把 AR = OAR+RAR （{1、2、3、4}）更新到 zk 及本地 Controller 缓存中;
发送 LeaderAndIsr 给 AR 中每一个副本,并且会强制更新 zk 中 leader 的 epoch;
创建需要新建的副本（【RAR-OAR】，即 {4}）,将其状态设置为 NewReplica；
等待直到 RAR（{2、3、4}）中的所有副本都在 ISR 中;
把 RAR（{2、3、4}）中的所有副本设置为 OnReplica 状态;
将缓存中 AR 更新为 RAR（重新分配的副本列表，即 {2、3、4}）;
如果 leader 不在 RAR 中, 就从 RAR 选择对应的 leader, 然后发送 LeaderAndIsr 请求；如果不需要，那么只会更新 leader epoch，然后发送 LeaderAndIsr 请求; 在发送 LeaderAndIsr 请求前设置了 AR=RAR, 这将确保了 leader 在 isr 中不会添加任何【RAR-OAR】中的副本（old replica，即 {1}）；
将【OAR-RAR】（{1}）中的副本设置为 OfflineReplica 状态，OfflineReplica 状态的变化，将会从 ISR 中删除【OAR-RAR】的副本，更新到 zk 中并发送 LeaderAndIsr 请求给 leader，通知 leader isr 变动。之后再发送 StopReplica 请求（delete=false）给【OAR-RAR】中的副本；
将【OAR-RAR】中的副本设置为 NonExistentReplica 状态。这将发送 StopReplica 请求（delete=true）给【OAR-RAR】中的副本，这些副本将会从本地上删除数据；
在 zk 中更新 AR 为 RAR；
更新 zk 中路径【/admin/reassign_partitions】信息，移除已经成功迁移的 Partition；
leader 选举之后，这个 replica 和 isr 信息将会变动，发送 metadata 更新给所有的 broker。
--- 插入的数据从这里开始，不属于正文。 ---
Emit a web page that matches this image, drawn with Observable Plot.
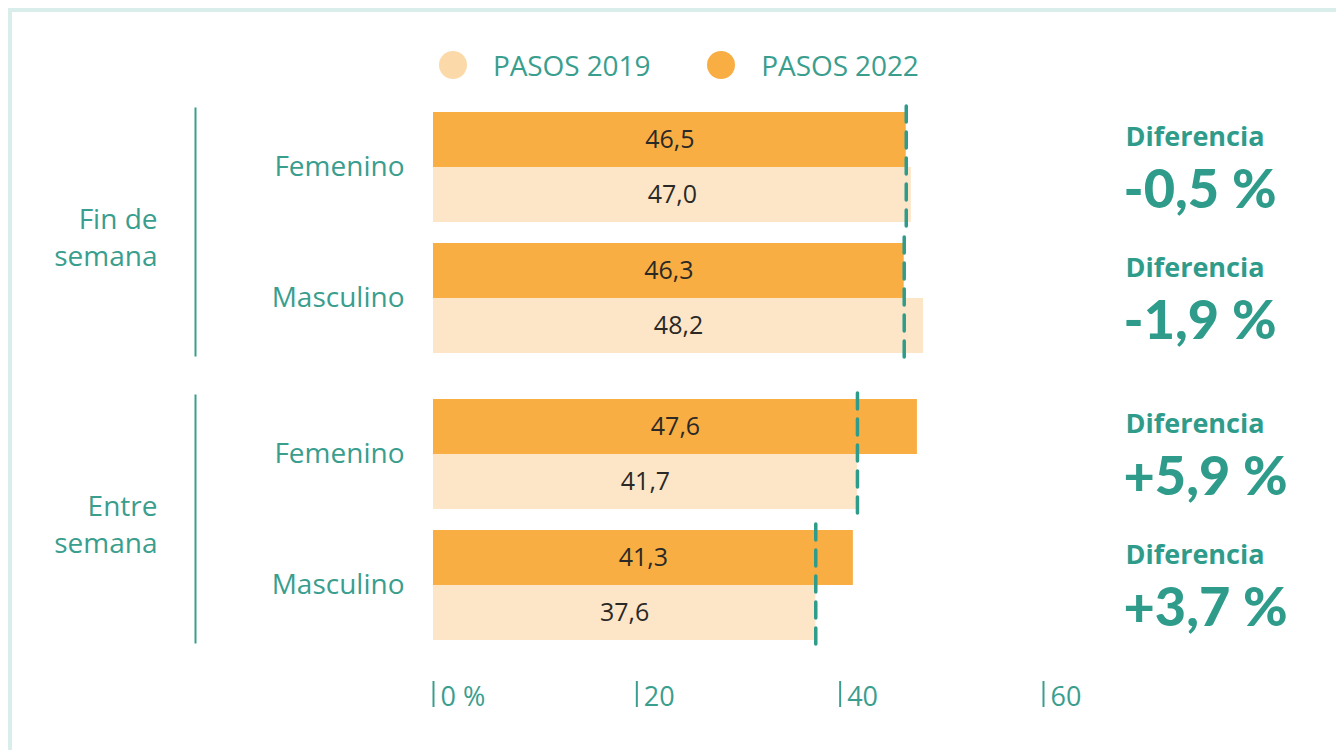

【Kafka|Kafka 源码解析之 Partition 副本迁移实现】上面的流程简单来说，就是先创建新的 replica，开始同步数据，等待所有新的分配都加入到了 isr 中后，开始进行 leader 选举（需要的情况下），下线不需要的副本（OAR-RAR），下线完成后将 Partition 的最新 AR （即 RAR）信息更新到 zk 中，最后发送相应的请求给 broker，到这里一个 Partition 的副本迁移算是完成了。